NFL scouts scour over film on every possible prospect eligible for the upcoming draft. During draft weekend not all the players that hear their names called had an opportunity to showcase their skills at the NFL Combine. The NFL Dream is alive and well for many college seniors.
Earlier this week we had a chance to talk to a couple of prospects that were in Indy at the combine, Penn State's Nathan Stupar and UConn's Kashif Moore. But this time we're chatting with a player that had to wait for his schools pro day to show what he can do. Rutgers offensive tackle Desmond Stapleton.
Windy City Gridiron - Do you feel it was a set back to your professional aspirations not getting the Combine invite?
Desmond Stapleton - No, it was a reality check that I have to continue to work hard. It was motivation to prove that I could compete on the same level as the more elite guys in the league.
WCG - Is there one area of your game that you've really been working to improve on before the draft?
DS - Yes, I have worked on being more versatile so that if need be, I can play all five positions on the line. Also, striking and bending is a focal point in my game.
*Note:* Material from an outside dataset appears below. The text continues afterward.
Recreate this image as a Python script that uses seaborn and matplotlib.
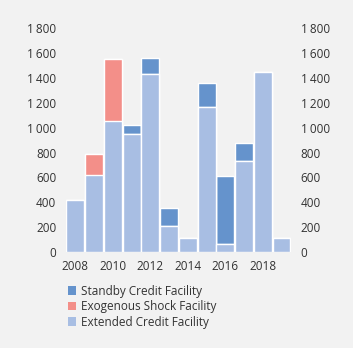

WCG - Did you do the position drills at the Rutgers pro day, and if so how do you think you did?
DS - Yes, I was involved in the position drills at Rutgers pro day and I felt like I did well. I felt like I excelled in snapping and driving. I also felt good kicking and powering down. Pulling was ok, but could have been a little sharper after reviewing the film. Overall, I feel positive about my performance at the Rutgers pro day.
WCG - What kind of advantage do you think it is for you having a brother that already played in the NFL? (Stapleton's brother Darnell was the starting guard for the Pittsburghduring their 2008 Super Bowl run.)
DS - I think by having a brother that played in the league, I immediately became a smarter player, whether it's defensive tips or learning the basic concepts of an NFLs offensive line play. We are constantly talking about the differences in college and NFL play.
Secondly, I have a mentor that actually played and was successful which allows me to correct the mistakes that I am making now. This will ultimately make me a better player.
WCG - What type of blocking scheme did you have at Rutgers?
DS - Since I've been at Rutgers, the personality of the offensive is Power, which is a gap scheme. However, we do have our share of strong and weak side lead zone.
WCG - What do you envision as your best NFL position?
DS - I envision myself playing offensive tackle. I feel as though I can move in space and play aggressive in the run.
Thanks to Desmond for taking some time to answer our questions.